Data provided
---

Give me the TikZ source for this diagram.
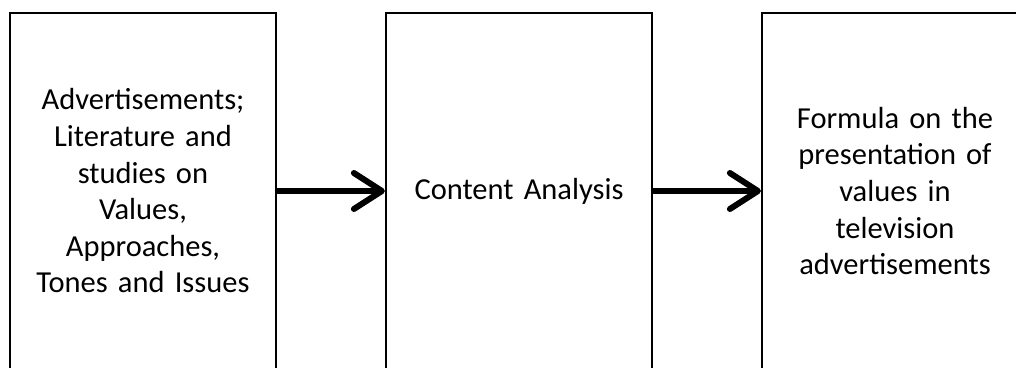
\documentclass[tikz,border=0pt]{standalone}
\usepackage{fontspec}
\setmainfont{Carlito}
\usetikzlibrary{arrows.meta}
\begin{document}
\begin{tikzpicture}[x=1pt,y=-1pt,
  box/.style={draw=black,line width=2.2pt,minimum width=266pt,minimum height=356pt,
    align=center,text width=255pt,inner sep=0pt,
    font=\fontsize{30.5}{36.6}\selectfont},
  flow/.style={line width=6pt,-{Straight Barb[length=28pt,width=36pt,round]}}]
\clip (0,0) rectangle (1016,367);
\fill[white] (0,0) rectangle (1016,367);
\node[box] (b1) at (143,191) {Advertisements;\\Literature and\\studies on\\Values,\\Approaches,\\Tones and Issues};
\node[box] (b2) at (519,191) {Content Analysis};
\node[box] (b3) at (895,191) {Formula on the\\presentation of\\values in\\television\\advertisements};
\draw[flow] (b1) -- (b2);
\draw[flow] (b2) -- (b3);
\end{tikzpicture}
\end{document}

---

Do this
Quote the data above in full and without alteration; skip the pictures.

Response to this task
Give me the TikZ source for this diagram.
\documentclass[tikz,border=0pt]{standalone}
\usepackage{fontspec}
\setmainfont{Carlito}
\usetikzlibrary{arrows.meta}
\begin{document}
\begin{tikzpicture}[x=1pt,y=-1pt,
  box/.style={draw=black,line width=2.2pt,minimum width=266pt,minimum height=356pt,
    align=center,text width=255pt,inner sep=0pt,
    font=\fontsize{30.5}{36.6}\selectfont},
  flow/.style={line width=6pt,-{Straight Barb[length=28pt,width=36pt,round]}}]
\clip (0,0) rectangle (1016,367);
\fill[white] (0,0) rectangle (1016,367);
\node[box] (b1) at (143,191) {Advertisements;\\Literature and\\studies on\\Values,\\Approaches,\\Tones and Issues};
\node[box] (b2) at (519,191) {Content Analysis};
\node[box] (b3) at (895,191) {Formula on the\\presentation of\\values in\\television\\advertisements};
\draw[flow] (b1) -- (b2);
\draw[flow] (b2) -- (b3);
\end{tikzpicture}
\end{document}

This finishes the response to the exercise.